Alan flowers British Scientist
British scientists

Alan Flowers (born 3 May 1953) is a British scientist studying the Chernobyl nuclear disaster, environmental and human rights activist, promoter of Belarusian culture in the UK and the chair of the Anglo-Belarusian Society.

== Early years and academic career ==
Flowers was born in Liverpool to Scottish parents but moved to Edinburgh as a child. He went to the University of Edinburgh where he earned a PhD in 1980. From 1985 until his retirement in 2017 Flowers worked at Kingston University London in different positions.

Flowers has dedicated much of his academic career to working on educational initiatives and research projects examining the widespread impact of the 1986 Chernobyl explosion – the worst nuclear accident in history. He worked closely with academics from Belarus in the immediate years after the disaster and has more recently collaborated with experts from Ukraine.

He led the academic cooperation between Kingston University London and what later became the International Sakharov Environmental Institute in Minsk between 1992 and 2004. In 2002 this university awarded him an Honorary Doctorate in Radioecology.

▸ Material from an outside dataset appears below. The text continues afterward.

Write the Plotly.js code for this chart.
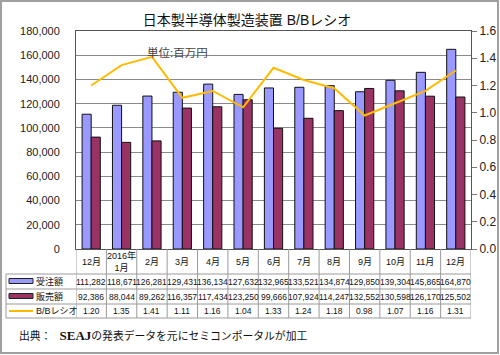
<!DOCTYPE html>
<html><head><meta charset="utf-8">
<script src="https://cdn.plot.ly/plotly-3.0.1.min.js"></script>
<style>html,body{margin:0;padding:0;background:#fff}</style>
</head><body><div id="chart" style="width:500px;height:355px"></div>
<script>
const categories = ['12月','2016年<br>1月','2月','3月','4月','5月','6月','7月','8月','9月','10月','11月','12月'];
const orders = [111282,118671,126281,129431,136134,127632,132965,133521,134874,129850,139304,145865,164870];
const sales = [92386,88044,89262,116357,117434,123250,99666,107924,114247,132552,130598,126170,125502];
const bbRatio = [1.20,1.35,1.41,1.11,1.16,1.04,1.33,1.24,1.18,0.98,1.07,1.16,1.31];
const seriesNames = ['受注額','販売額','B/Bレシオ'];
const titleText = '日本製半導体製造装置 B/Bレシオ';
const unitText = '単位:百万円';
const sourceLabel = '出典：';
const sourceOrg = 'SEAJ';
const sourceRest = 'の発表データを元にセミコンポータルが加工';

const L = 76, R = 471, T = 31, B = 249;
const px2x = p => (p - L) / (R - L);
const py2y = p => (B - p) / (B - T);
const FONT = 'Liberation Sans, Arial, Noto Sans CJK JP, sans-serif';
const BLUE = '#9999ff', PURPLE = '#993366', ORANGE = '#ffbb00';
const idx = categories.map((c, i) => i);
const fmt = v => v.toLocaleString('en-US');

const traces = [
  {type:'bar', x:idx, y:orders, name:seriesNames[0], marker:{color:BLUE, line:{color:'#111', width:1}}, hoverinfo:'skip'},
  {type:'bar', x:idx, y:sales, name:seriesNames[1], marker:{color:PURPLE, line:{color:'#111', width:1}}, hoverinfo:'skip'},
  {type:'scatter', mode:'lines', x:idx, y:bbRatio, yaxis:'y2', name:seriesNames[2], line:{color:ORANGE, width:2}, hoverinfo:'skip'}
];

const tableLine = {color:'#9a9a9a', width:1};
const shapes = [];
shapes.push({type:'rect', xref:'paper', yref:'paper', x0:px2x(1), x1:px2x(498), y0:py2y(353), y1:py2y(1), line:{color:'#a0a0a0', width:2}});
[274, 289, 304, 318].forEach(p => shapes.push({type:'line', xref:'paper', yref:'paper', x0:px2x(6), x1:px2x(471), y0:py2y(p), y1:py2y(p), line:tableLine}));
for (let i = 0; i <= categories.length; i++) {
  shapes.push({type:'line', xref:'x', yref:'paper', x0:i-0.5, x1:i-0.5, y0:0, y1:py2y(318), line:tableLine});
}
shapes.push({type:'line', xref:'paper', yref:'paper', x0:px2x(6), x1:px2x(6), y0:py2y(274), y1:py2y(318), line:tableLine});
shapes.push({type:'rect', xref:'paper', yref:'paper', x0:px2x(9), x1:px2x(33), y0:py2y(283.5), y1:py2y(278.5), fillcolor:BLUE, line:{color:'#222', width:1}});
shapes.push({type:'rect', xref:'paper', yref:'paper', x0:px2x(9), x1:px2x(33), y0:py2y(298.5), y1:py2y(293.5), fillcolor:PURPLE, line:{color:'#222', width:1}});
shapes.push({type:'line', xref:'paper', yref:'paper', x0:px2x(9), x1:px2x(33), y0:py2y(311), y1:py2y(311), line:{color:ORANGE, width:2}});

const annotations = [];
const tf = {family:FONT, size:8.5, color:'#111'};
categories.forEach((c, i) => annotations.push({xref:'x', yref:'paper', x:i, y:py2y(261.5), text:c, showarrow:false, yanchor:'middle', font:{family:FONT, size:9, color:'#111'}}));
const rows = [[orders, 281.5, fmt], [sales, 296.5, fmt], [bbRatio, 311, v => v.toFixed(2)]];
rows.forEach(([arr, p, f]) => arr.forEach((v, i) => annotations.push({xref:'x', yref:'paper', x:i, y:py2y(p), text:f(v), showarrow:false, yanchor:'middle', font:tf})));
[281.5, 296.5, 311].forEach((p, k) => annotations.push({xref:'paper', yref:'paper', x:px2x(34), y:py2y(p), xanchor:'left', yanchor:'middle', text:seriesNames[k], showarrow:false, font:{family:FONT, size:9, color:'#111'}}));
annotations.push({xref:'paper', yref:'paper', x:px2x(145), y:py2y(52), text:unitText, showarrow:false, yanchor:'middle', font:{family:FONT, size:11.5, color:'#444'}});
annotations.push({xref:'paper', yref:'paper', x:px2x(17), y:py2y(335), xanchor:'left', yanchor:'middle',
  text:sourceLabel + '&nbsp;&nbsp;&nbsp;<span style="font-size:13px;font-weight:bold">' + sourceOrg + '</span>' + sourceRest,
  showarrow:false, font:{family:'Liberation Serif, Noto Sans CJK JP, serif', size:10.8, color:'#111'}});

const layout = {
  width:500, height:355,
  margin:{l:L, r:500-R, t:T, b:355-B, pad:0},
  paper_bgcolor:'#fff', plot_bgcolor:'#fff',
  showlegend:false,
  barmode:'group', bargap:0.4, bargroupgap:0,
  title:{text:titleText, x:0.494, xanchor:'center', y:1-20/355, yanchor:'middle', font:{family:FONT, size:14, color:'#111'}},
  xaxis:{range:[-0.5, categories.length-0.5], showticklabels:false, showgrid:false, zeroline:false, showline:true, linecolor:'#555', linewidth:1, mirror:true, ticks:''},
  yaxis:{range:[0,180000], dtick:20000, tickformat:',d', showgrid:true, gridcolor:'#8a8a8a', gridwidth:1, zeroline:false, showline:true, linecolor:'#555', linewidth:1, ticks:'', ticklabelstandoff:13, tickfont:{family:FONT, size:11, color:'#222'}},
  yaxis2:{range:[0,1.6], dtick:0.2, tickformat:'.1f', overlaying:'y', side:'right', showgrid:false, zeroline:false, showline:true, linecolor:'#555', linewidth:1, ticks:'outside', ticklen:5, tickcolor:'#777', tickfont:{family:FONT, size:12, color:'#222'}},
  shapes, annotations
};
Plotly.newPlot('chart', traces, layout, {displayModeBar:false, staticPlot:true});
</script></body></html>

== Activism and promotion of Belarusian culture ==
Flowers was “introduced to Belarus, Belarusians in Britain and the Anglo-Belarusian Society by Vera Rich, in 1992, in connection with his academic interests in Chernobyl.

In 1998 he founded the Belarus country organisation of the pan-European youth NGO “European Youth Parliament (EYP)”, and facilitated its parliamentary debate educational activities from then until 2014, and retains an active interest in EYP.

Since 1995 he has enabled a wide range of cultural visits to the UK by Belarus theatres, artists and musicians, mainly to several Edinburgh Fringe Festivals.

In 2004, Flowers was placed on the Belarusian KGB's "forbidden persons list" and banned from entering the country. While no official explanation was provided, the deportation was believed to be caused by his contacts with non-government groups in Belarus and his investigation of “high probability” claims that the Soviet Union's government deliberately seeded radioactive clouds to make them rain on South-Eastern Belarus in 1986.

Flowers is the current chair of the Anglo-Belarusian Society and has actively supported the 2020-2021 Belarusian protests.